**What you are asked to do:**
Skip the pictures. Set down, word for word, the lines from the start of the material up to and including the line with "minimum width=263pt] (g4)".

**Supplied data:**
— Start —
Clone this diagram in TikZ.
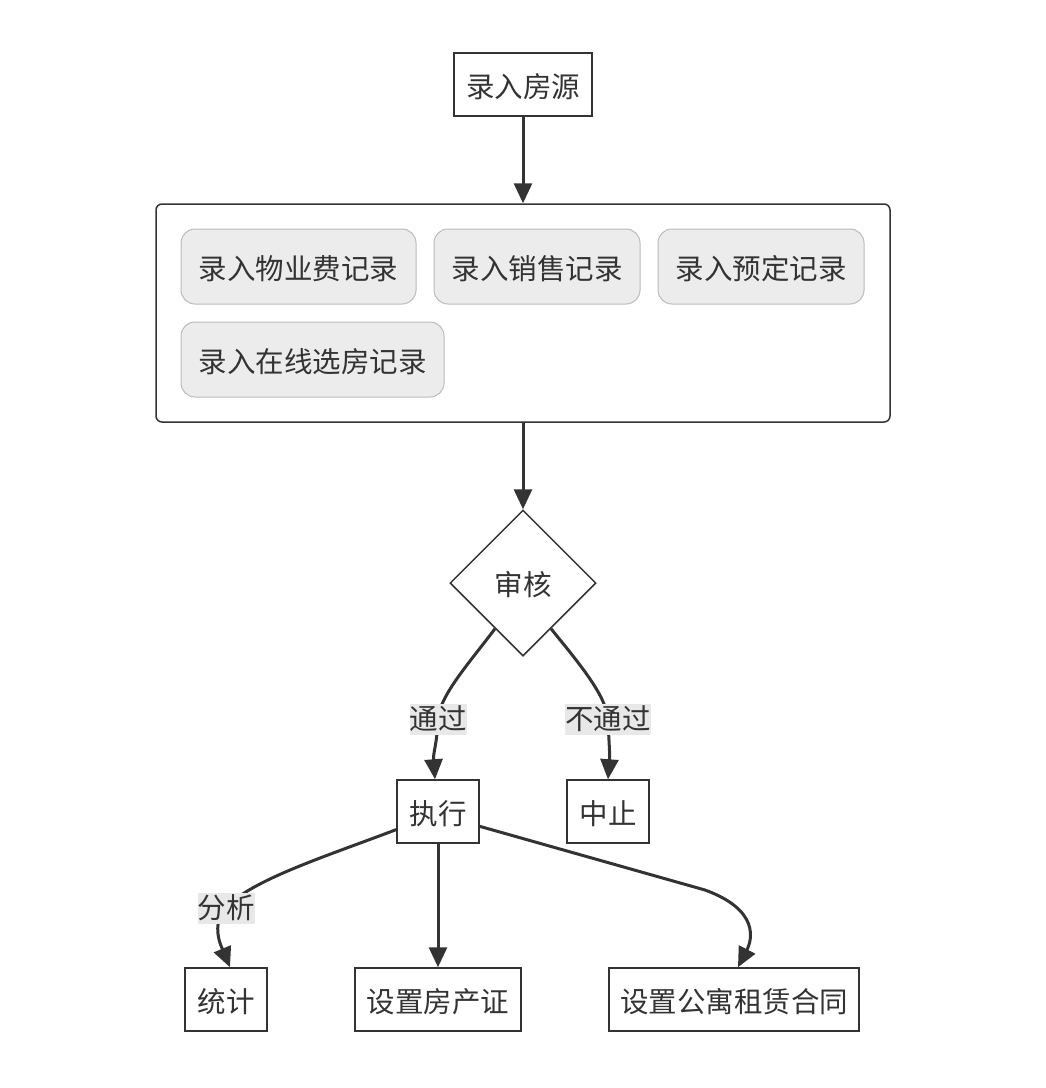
\documentclass[tikz,border=0pt]{standalone}
\usepackage{fontspec}
\newfontfamily\cjk{Noto Sans CJK SC}
\usetikzlibrary{arrows.meta,shapes.geometric,calc}
\definecolor{ink}{HTML}{333333}
\definecolor{boxgray}{HTML}{ECECEC}
\definecolor{boxline}{HTML}{BBBBBB}
\definecolor{lblgray}{HTML}{E8E8E8}
\begin{document}
\begin{tikzpicture}[x=1pt,y=-1pt,
 every node/.style={font=\cjk\fontsize{28.5pt}{34pt}\selectfont, text=ink},
 boxtext/.style={text height=25pt, text depth=0pt},
 plainbox/.style={boxtext, draw=ink, line width=1.5pt, fill=white, minimum height=63pt, inner xsep=0pt, inner ysep=0pt},
 graybox/.style={boxtext, draw=boxline, line width=1pt, fill=boxgray, rounded corners=14pt, minimum height=75pt, inner xsep=0pt},
 groupbox/.style={draw=ink, line width=1.5pt, fill=white, rounded corners=6pt},
 decision/.style={boxtext, diamond, draw=ink, line width=1.5pt, fill=white, minimum width=146pt, minimum height=146pt, inner sep=0pt},
 edgelbl/.style={fill=lblgray, inner xsep=0pt, inner ysep=2pt, text height=24pt, text depth=3pt},
 flow/.style={draw=ink, line width=3pt, -{Triangle[length=20pt,width=18pt]}}
]
\useasboundingbox (0,0) rectangle (1046,1088);
\fill[white] (0,0) rectangle (1046,1088);

\node[plainbox, minimum width=138pt] (src) at (523,84.5) {录入房源};
\node[groupbox, minimum width=734pt, minimum height=218pt] (grp) at (523,313) {};
\node[graybox, minimum width=235pt] (g1) at (298.5,266.5) {录入物业费记录};
\node[graybox, minimum width=206pt] (g2) at (537,266.5) {录入销售记录};
\node[graybox, minimum width=206pt] (g3) at (761,266.5) {录入预定记录};
\node[graybox, minimum width=263pt] (g4) at (312.5,359.5) {录入在线选房记录};

\node[decision] (dec) at (523,583) {审核};
\node[plainbox, minimum width=82pt] (exe) at (438,811.5) {执行};
\node[plainbox, minimum width=82pt] (stop) at (608,811.5) {中止};
\node[plainbox, minimum width=82pt] (stat) at (226,999.5) {统计};
\node[plainbox, minimum width=166pt] (cert) at (438,999.5) {设置房产证};
\node[plainbox, minimum width=250pt] (lease) at (734,999.5) {设置公寓租赁合同};

\draw[flow] (src) -- (grp);
\draw[flow] (grp) -- (dec);

\coordinate (p1) at ($(dec.west)!0.62!(dec.south)$);
\coordinate (p2) at ($(dec.east)!0.62!(dec.south)$);
\coordinate (lp1) at (438,719);
\coordinate (lp2) at (608,719);
\coordinate (lp3) at (226,908);
\coordinate (e1) at ($(exe.south west)!0.22!(exe.north west)$);
\coordinate (e2) at ($(exe.south east)!0.27!(exe.north east)$);
\coordinate (bend) at (705,890);

\draw[flow] (p1) .. controls (470,662) and (440,695) .. (lp1) .. controls (437,745) and (433,752) .. ($(exe.north)+(-3,0)$);
\draw[flow] (p2) .. controls (578,662) and (606,695) .. (lp2) .. controls (609,745) and (610,752) .. (stop.north);
\draw[flow] (e1) .. controls (330,855) and (250,880) .. (lp3) .. controls (210,925) and (222,948) .. ($(stat.north)+(4,0)$);
\draw[flow] (exe) -- (cert);
\draw[flow] (e2) -- (bend) .. controls (760,910) and (752,940) .. ($(lease.north)+(4,0)$);

\node[edgelbl] (l1) at (lp1) {通过};
\node[edgelbl] (l2) at (lp2) {不通过};
\node[edgelbl] (l3) at (lp3) {分析};
\end{tikzpicture}
\end{document}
— End —
**Response to the exercise:**
Clone this diagram in TikZ.
\documentclass[tikz,border=0pt]{standalone}
\usepackage{fontspec}
\newfontfamily\cjk{Noto Sans CJK SC}
\usetikzlibrary{arrows.meta,shapes.geometric,calc}
\definecolor{ink}{HTML}{333333}
\definecolor{boxgray}{HTML}{ECECEC}
\definecolor{boxline}{HTML}{BBBBBB}
\definecolor{lblgray}{HTML}{E8E8E8}
\begin{document}
\begin{tikzpicture}[x=1pt,y=-1pt,
 every node/.style={font=\cjk\fontsize{28.5pt}{34pt}\selectfont, text=ink},
 boxtext/.style={text height=25pt, text depth=0pt},
 plainbox/.style={boxtext, draw=ink, line width=1.5pt, fill=white, minimum height=63pt, inner xsep=0pt, inner ysep=0pt},
 graybox/.style={boxtext, draw=boxline, line width=1pt, fill=boxgray, rounded corners=14pt, minimum height=75pt, inner xsep=0pt},
 groupbox/.style={draw=ink, line width=1.5pt, fill=white, rounded corners=6pt},
 decision/.style={boxtext, diamond, draw=ink, line width=1.5pt, fill=white, minimum width=146pt, minimum height=146pt, inner sep=0pt},
 edgelbl/.style={fill=lblgray, inner xsep=0pt, inner ysep=2pt, text height=24pt, text depth=3pt},
 flow/.style={draw=ink, line width=3pt, -{Triangle[length=20pt,width=18pt]}}
]
\useasboundingbox (0,0) rectangle (1046,1088);
\fill[white] (0,0) rectangle (1046,1088);

\node[plainbox, minimum width=138pt] (src) at (523,84.5) {录入房源};
\node[groupbox, minimum width=734pt, minimum height=218pt] (grp) at (523,313) {};
\node[graybox, minimum width=235pt] (g1) at (298.5,266.5) {录入物业费记录};
\node[graybox, minimum width=206pt] (g2) at (537,266.5) {录入销售记录};
\node[graybox, minimum width=206pt] (g3) at (761,266.5) {录入预定记录};
\node[graybox, minimum width=263pt] (g4) at (312.5,359.5) {录入在线选房记录};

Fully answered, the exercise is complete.